=== Data block ===
□ □ □ □ □

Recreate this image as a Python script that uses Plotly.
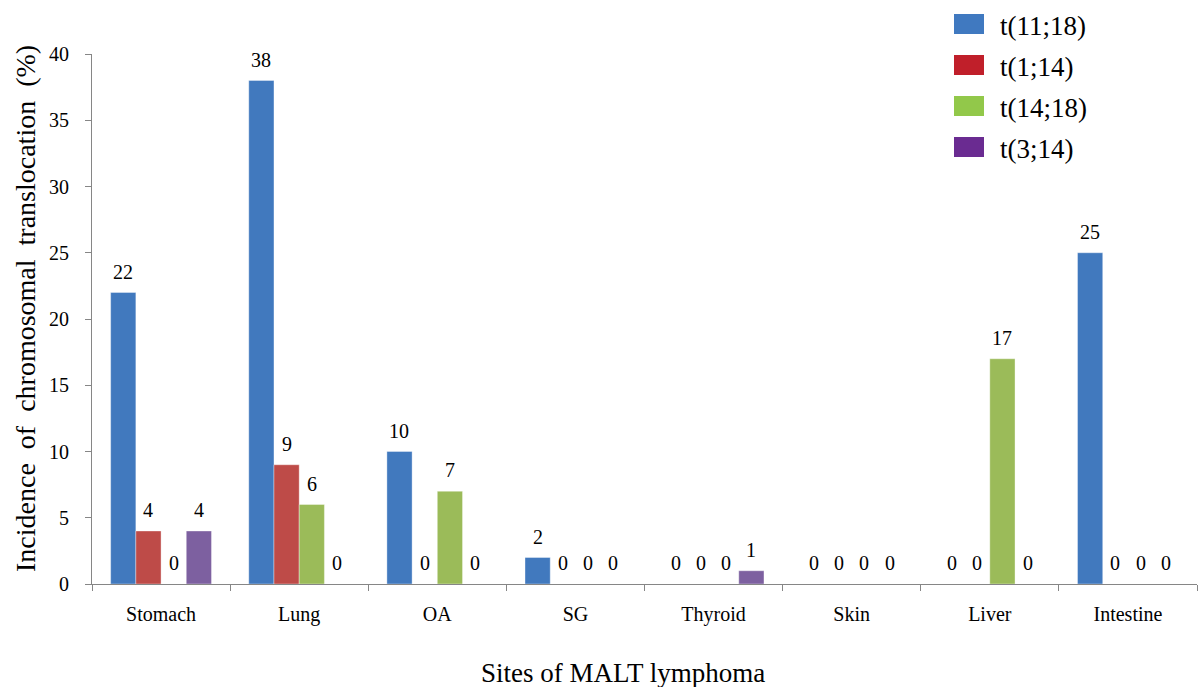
import plotly.graph_objects as go

# Sites of MALT lymphoma and incidence (%) of each chromosomal translocation
sites = ["Stomach", "Lung", "OA", "SG", "Thyroid", "Skin", "Liver", "Intestine"]
t11_18 = [22, 38, 10, 2, 0, 0, 0, 25]
t1_14 = [4, 9, 0, 0, 0, 0, 0, 0]
t14_18 = [0, 6, 7, 0, 0, 0, 17, 0]
t3_14 = [4, 0, 0, 0, 1, 0, 0, 0]
series_names = ["t(11;18)", "t(1;14)", "t(14;18)", "t(3;14)"]
y_ticks = [0, 5, 10, 15, 20, 25, 30, 35, 40]

series_values = [t11_18, t1_14, t14_18, t3_14]
bar_colors = ["#4179BE", "#BE4B48", "#9BBB59", "#7D60A0"]
key_colors = ["#4079C0", "#C01F2A", "#92C84A", "#6A2B91"]

FONT = "Liberation Serif, 'Times New Roman', Times, serif"
W, H = 1198, 687
ML, MR, MT, MB = 92, 1, 54, 103
PW, PH = W - ML - MR, H - MT - MB
BARGAP = 0.27
bar_px = PW / len(sites) * (1 - BARGAP) / len(series_names)


def px_x(x):
    return (x - ML) / PW


def px_y(y):
    return (H - MB - y) / PH


fig = go.Figure()
for name, vals, col in zip(series_names, series_values, bar_colors):
    fig.add_trace(go.Bar(
        x=sites, y=vals, name=name,
        marker=dict(color=col, line=dict(width=0.8, color="rgba(255,255,255,0.45)")),
        showlegend=False, hoverinfo="x+y+name",
    ))

annotations = []
# value labels above every bar
for i, vals in enumerate(series_values):
    for site, v in zip(sites, vals):
        annotations.append(dict(
            x=site, y=v, xref="x", yref="y", text=str(v), showarrow=False,
            xshift=(i - 1.5) * bar_px, yshift=21, yanchor="middle",
            font=dict(family=FONT, size=20, color="#000000"),
        ))

# key in the upper right
shapes = []
for k, (name, col) in enumerate(zip(series_names, key_colors)):
    top = 14 + k * 41
    shapes.append(dict(
        type="rect", xref="paper", yref="paper",
        x0=px_x(954), x1=px_x(984), y0=px_y(top + 20), y1=px_y(top),
        fillcolor=col, line=dict(width=0),
    ))
    annotations.append(dict(
        x=px_x(998), y=px_y(top + 12), xref="paper", yref="paper",
        text=name, showarrow=False, xanchor="left", yanchor="middle",
        font=dict(family=FONT, size=27, color="#000000"),
    ))

# axis titles
annotations.append(dict(
    x=px_x(623), y=px_y(673), xref="paper", yref="paper",
    text="Sites of MALT lymphoma", showarrow=False,
    xanchor="center", yanchor="middle",
    font=dict(family=FONT, size=27, color="#000000"),
))
gap = "&nbsp;" * 2
annotations.append(dict(
    x=px_x(25), y=px_y(309), xref="paper", yref="paper",
    text=gap.join(["Incidence", "of", "chromosomal", "translocation", "(%)"]),
    showarrow=False, textangle=-90, xanchor="center", yanchor="middle",
    font=dict(family=FONT, size=28, color="#000000"),
))

fig.update_layout(
    width=W, height=H,
    margin=dict(l=ML, r=MR, t=MT, b=MB, pad=0),
    paper_bgcolor="white", plot_bgcolor="white",
    barmode="group", bargap=BARGAP, bargroupgap=0,
    font=dict(family=FONT, color="#000000"),
    shapes=shapes, annotations=annotations,
    xaxis=dict(
        type="category", categoryorder="array", categoryarray=sites,
        tickson="boundaries", ticks="outside", ticklen=6, tickcolor="#868686",
        showline=True, linecolor="#868686", linewidth=1,
        showgrid=False, zeroline=False,
        tickfont=dict(family=FONT, size=20, color="#000000"),
        ticklabelstandoff=12,
    ),
    yaxis=dict(
        range=[0, 40], tickvals=y_ticks, ticktext=[str(t) for t in y_ticks],
        ticks="outside", ticklen=6, tickcolor="#868686",
        showline=True, linecolor="#868686", linewidth=1,
        showgrid=False, zeroline=False,
        tickfont=dict(family=FONT, size=20, color="#000000"),
        ticklabelstandoff=12,
    ),
)

fig.write_html("out.html")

□ □ □ □ □

=== Instructions to follow ===
Copy each line above precisely, dropping the pictures.

=== Finished task ===
Recreate this image as a Python script that uses Plotly.
import plotly.graph_objects as go

# Sites of MALT lymphoma and incidence (%) of each chromosomal translocation
sites = ["Stomach", "Lung", "OA", "SG", "Thyroid", "Skin", "Liver", "Intestine"]
t11_18 = [22, 38, 10, 2, 0, 0, 0, 25]
t1_14 = [4, 9, 0, 0, 0, 0, 0, 0]
t14_18 = [0, 6, 7, 0, 0, 0, 17, 0]
t3_14 = [4, 0, 0, 0, 1, 0, 0, 0]
series_names = ["t(11;18)", "t(1;14)", "t(14;18)", "t(3;14)"]
y_ticks = [0, 5, 10, 15, 20, 25, 30, 35, 40]

series_values = [t11_18, t1_14, t14_18, t3_14]
bar_colors = ["#4179BE", "#BE4B48", "#9BBB59", "#7D60A0"]
key_colors = ["#4079C0", "#C01F2A", "#92C84A", "#6A2B91"]

FONT = "Liberation Serif, 'Times New Roman', Times, serif"
W, H = 1198, 687
ML, MR, MT, MB = 92, 1, 54, 103
PW, PH = W - ML - MR, H - MT - MB
BARGAP = 0.27
bar_px = PW / len(sites) * (1 - BARGAP) / len(series_names)


def px_x(x):
    return (x - ML) / PW


def px_y(y):
    return (H - MB - y) / PH


fig = go.Figure()
for name, vals, col in zip(series_names, series_values, bar_colors):
    fig.add_trace(go.Bar(
        x=sites, y=vals, name=name,
        marker=dict(color=col, line=dict(width=0.8, color="rgba(255,255,255,0.45)")),
        showlegend=False, hoverinfo="x+y+name",
    ))

annotations = []
# value labels above every bar
for i, vals in enumerate(series_values):
    for site, v in zip(sites, vals):
        annotations.append(dict(
            x=site, y=v, xref="x", yref="y", text=str(v), showarrow=False,
            xshift=(i - 1.5) * bar_px, yshift=21, yanchor="middle",
            font=dict(family=FONT, size=20, color="#000000"),
        ))

# key in the upper right
shapes = []
for k, (name, col) in enumerate(zip(series_names, key_colors)):
    top = 14 + k * 41
    shapes.append(dict(
        type="rect", xref="paper", yref="paper",
        x0=px_x(954), x1=px_x(984), y0=px_y(top + 20), y1=px_y(top),
        fillcolor=col, line=dict(width=0),
    ))
    annotations.append(dict(
        x=px_x(998), y=px_y(top + 12), xref="paper", yref="paper",
        text=name, showarrow=False, xanchor="left", yanchor="middle",
        font=dict(family=FONT, size=27, color="#000000"),
    ))

# axis titles
annotations.append(dict(
    x=px_x(623), y=px_y(673), xref="paper", yref="paper",
    text="Sites of MALT lymphoma", showarrow=False,
    xanchor="center", yanchor="middle",
    font=dict(family=FONT, size=27, color="#000000"),
))
gap = "&nbsp;" * 2
annotations.append(dict(
    x=px_x(25), y=px_y(309), xref="paper", yref="paper",
    text=gap.join(["Incidence", "of", "chromosomal", "translocation", "(%)"]),
    showarrow=False, textangle=-90, xanchor="center", yanchor="middle",
    font=dict(family=FONT, size=28, color="#000000"),
))

fig.update_layout(
    width=W, height=H,
    margin=dict(l=ML, r=MR, t=MT, b=MB, pad=0),
    paper_bgcolor="white", plot_bgcolor="white",
    barmode="group", bargap=BARGAP, bargroupgap=0,
    font=dict(family=FONT, color="#000000"),
    shapes=shapes, annotations=annotations,
    xaxis=dict(
        type="category", categoryorder="array", categoryarray=sites,
        tickson="boundaries", ticks="outside", ticklen=6, tickcolor="#868686",
        showline=True, linecolor="#868686", linewidth=1,
        showgrid=False, zeroline=False,
        tickfont=dict(family=FONT, size=20, color="#000000"),
        ticklabelstandoff=12,
    ),
    yaxis=dict(
        range=[0, 40], tickvals=y_ticks, ticktext=[str(t) for t in y_ticks],
        ticks="outside", ticklen=6, tickcolor="#868686",
        showline=True, linecolor="#868686", linewidth=1,
        showgrid=False, zeroline=False,
        tickfont=dict(family=FONT, size=20, color="#000000"),
        ticklabelstandoff=12,
    ),
)

fig.write_html("out.html")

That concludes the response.